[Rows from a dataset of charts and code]
------------------------------------------------------------

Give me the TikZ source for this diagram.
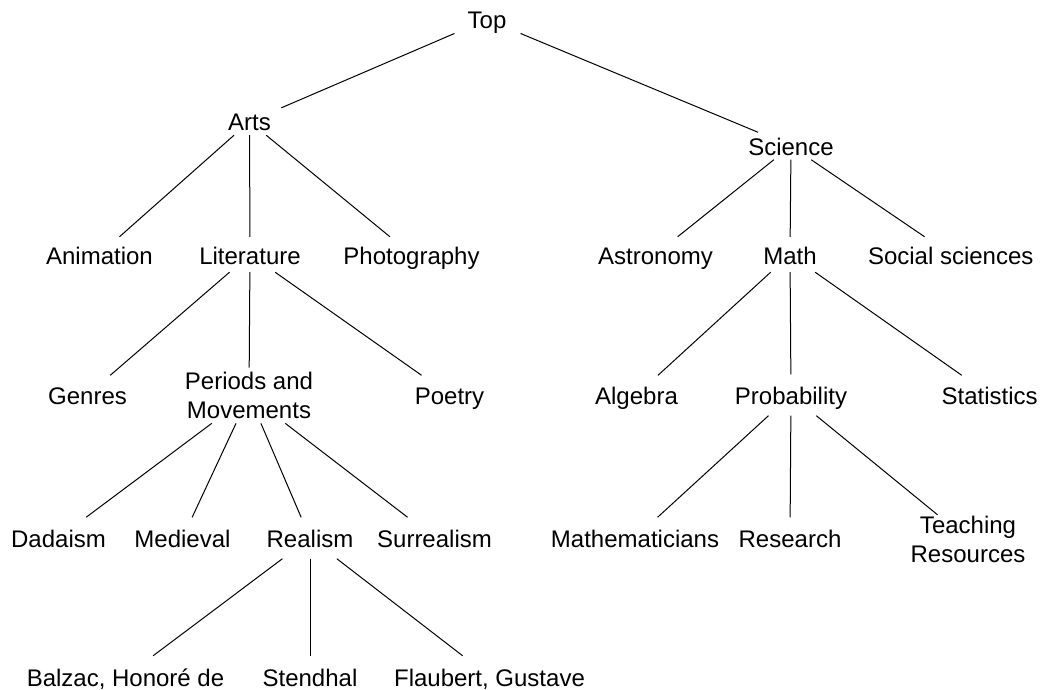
\documentclass[tikz,border=0pt]{standalone}
\usepackage{fontspec}
\setmainfont{Liberation Sans}
\begin{document}
\begin{tikzpicture}[x=1pt,y=-1pt,
  lbl/.style={rectangle, inner xsep=15pt, inner ysep=0pt,
    font=\fontsize{24}{29}\selectfont, text height=23pt, text depth=4pt},
  lbltwo/.style={rectangle, inner xsep=15pt, inner ysep=0pt, align=center,
    font=\fontsize{24}{29}\selectfont},
  edge/.style={draw=black, line width=1pt}]
\useasboundingbox (0,0) rectangle (1041,690);
% row 1
\node[lbl, minimum height=27.6pt] (top) at (487,19.5) {Top};
% row 2
\node[lbl, minimum height=27pt] (arts) at (249.5,121.5) {Arts};
\node[lbl, minimum height=27pt] (science) at (791,146) {Science};
% row 3
\node[lbl, minimum height=35pt] (animation) at (99.5,254.5) {Animation};
\node[lbl, minimum height=35pt] (literature) at (250,254.5) {Literature};
\node[lbl, minimum height=35pt] (photography) at (411.5,254.5) {Photography};
\node[lbl, minimum height=35pt] (astronomy) at (655.5,254.5) {Astronomy};
\node[lbl, minimum height=35pt] (math) at (790,254.5) {Math};
\node[lbl, minimum height=35pt] (social) at (950.7,254.5) {Social sciences};
% row 4
\node[lbl, minimum height=39pt] (genres) at (87.5,395) {Genres};
\node[lbltwo, minimum height=55.3pt] (periods) at (249,395.5) {Periods and\\Movements};
\node[lbl, minimum height=39pt] (poetry) at (449.5,395) {Poetry};
\node[lbl, minimum height=39pt] (algebra) at (636.5,395) {Algebra};
\node[lbl, minimum height=41pt] (probability) at (791,395) {Probability};
\node[lbl, minimum height=39pt] (statistics) at (989.7,395) {Statistics};
% row 5
\node[lbl, minimum height=41pt] (dadaism) at (58.5,538) {Dadaism};
\node[lbl, minimum height=41pt] (medieval) at (182.5,538) {Medieval};
\node[lbl, minimum height=41pt] (realism) at (310,538) {Realism};
\node[lbl, minimum height=41pt] (surrealism) at (434.5,538) {Surrealism};
\node[lbl, minimum height=41pt] (mathematicians) at (635,538) {Mathematicians};
\node[lbl, minimum height=41pt] (research) at (790,538) {Research};
\node[lbltwo, minimum height=49.5pt] (teaching) at (968,539.75) {Teaching\\Resources};
% row 6
\node[lbl, minimum height=41pt] (balzac) at (125.5,676.5) {Balzac, Honoré de};
\node[lbl, minimum height=41pt] (stendhal) at (310,676.5) {Stendhal};
\node[lbl, minimum height=41pt] (flaubert) at (489.5,676.5) {Flaubert, Gustave};
% edges
\draw[edge] (top) -- (arts);
\draw[edge] (top) -- (science);
\draw[edge] (arts) -- (animation);
\draw[edge] (arts) -- (literature);
\draw[edge] (arts) -- (photography);
\draw[edge] (science) -- (astronomy);
\draw[edge] (science) -- (math);
\draw[edge] (science) -- (social);
\draw[edge] (literature) -- (genres);
\draw[edge] (literature) -- (periods);
\draw[edge] (literature) -- (poetry);
\draw[edge] (math) -- (algebra);
\draw[edge] (math) -- (probability);
\draw[edge] (math) -- (statistics);
\draw[edge] (periods) -- (dadaism);
\draw[edge] (periods) -- (medieval);
\draw[edge] (periods) -- (realism);
\draw[edge] (periods) -- (surrealism);
\draw[edge] (probability) -- (mathematicians);
\draw[edge] (probability) -- (research);
\draw[edge] (probability) -- (teaching);
\draw[edge] (realism) -- (balzac);
\draw[edge] (realism) -- (stendhal);
\draw[edge] (realism) -- (flaubert);
\end{tikzpicture}
\end{document}
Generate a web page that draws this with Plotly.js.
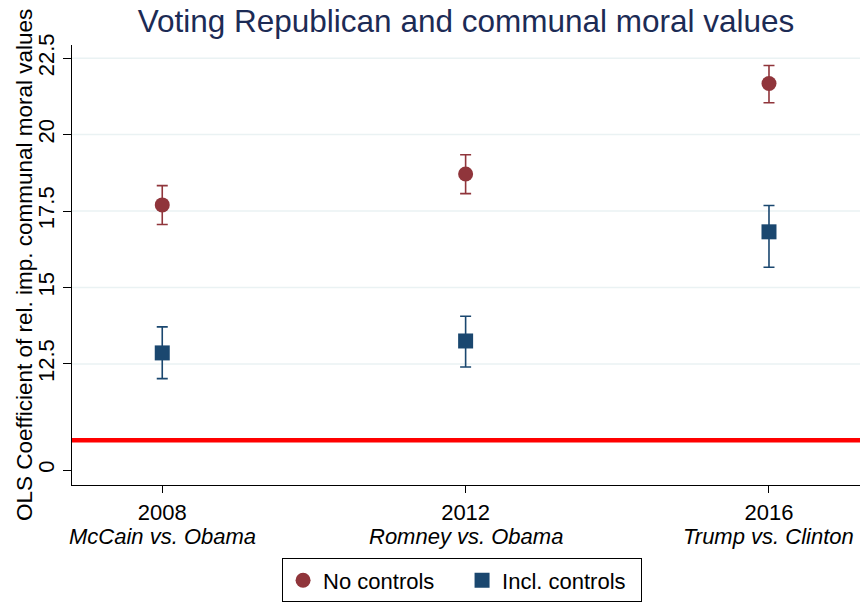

------------------------------------------------------------

§ **REQUIREMENT**: Looking at the material above, count the lines containing the string "this" and reply with the count alone.

§ **THE ANSWER**: 2